Adapty’s SDK offers a unique blend of features to simplify subscription management, enhance revenue optimization, and provide actionable insights into user behavior for subscription-based mobile apps. Its focus on real-time adjustments, cross-platform support, and in-depth analytics makes it a valuable tool for developers looking to thrive in the competitive world of app subscriptions.

Key takeaways

Wrapping up our exploration of Software Development Kits (SDKs), it’s easy to see that SDKs are indispensable tools in the software development world, offering a bridge between raw coding potential and the creation of polished, platform-specific applications.

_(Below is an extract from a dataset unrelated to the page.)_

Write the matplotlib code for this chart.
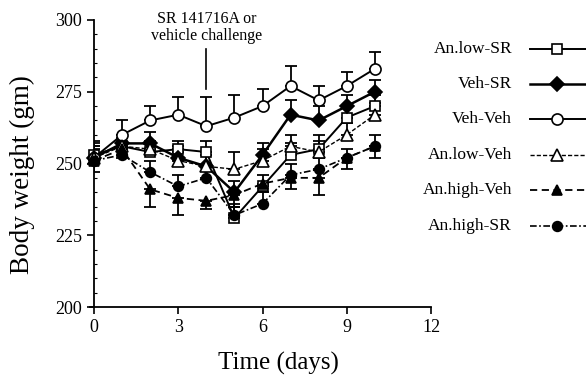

They simplify the development process and empower developers to focus on innovation and efficiency, all while ensuring compatibility and performance.

Here’s what you need to remember:

  • SDKs provide a comprehensive set of tools for developers, including libraries, documentation, and APIs. They streamline the application development process, making it more efficient and effective.
  • SDKs are tailored for specific platforms or technologies, ensuring compatibility and optimization.
  • APIs are often part of an SDK, and the distinction is easy: SDK offers a broader toolkit for development and APIs focus on communication between software components.
  • Specialized SDKs, like Adapty, cater to niche markets by offering targeted, single-purpose solutions that greatly simplify one daunting task.
  • Adapty SDK makes monetizing your apps with in-app purchases and subscriptions a breeze by allowing you to quickly configure and deploy paywalls.
  • Regular updates and community support are essential for maintaining the relevance and effectiveness of SDKs.
  • Ease of integration, comprehensive documentation, and reliability are key criteria when evaluating the quality of an SDK.

Hopefully, this guide was useful in your quest to become a more well-versed developer. SDKs offer a lot of great new opportunities, and Adapty SDK is here to make sure you monetize them properly. Can’t wait to see what you will come up with!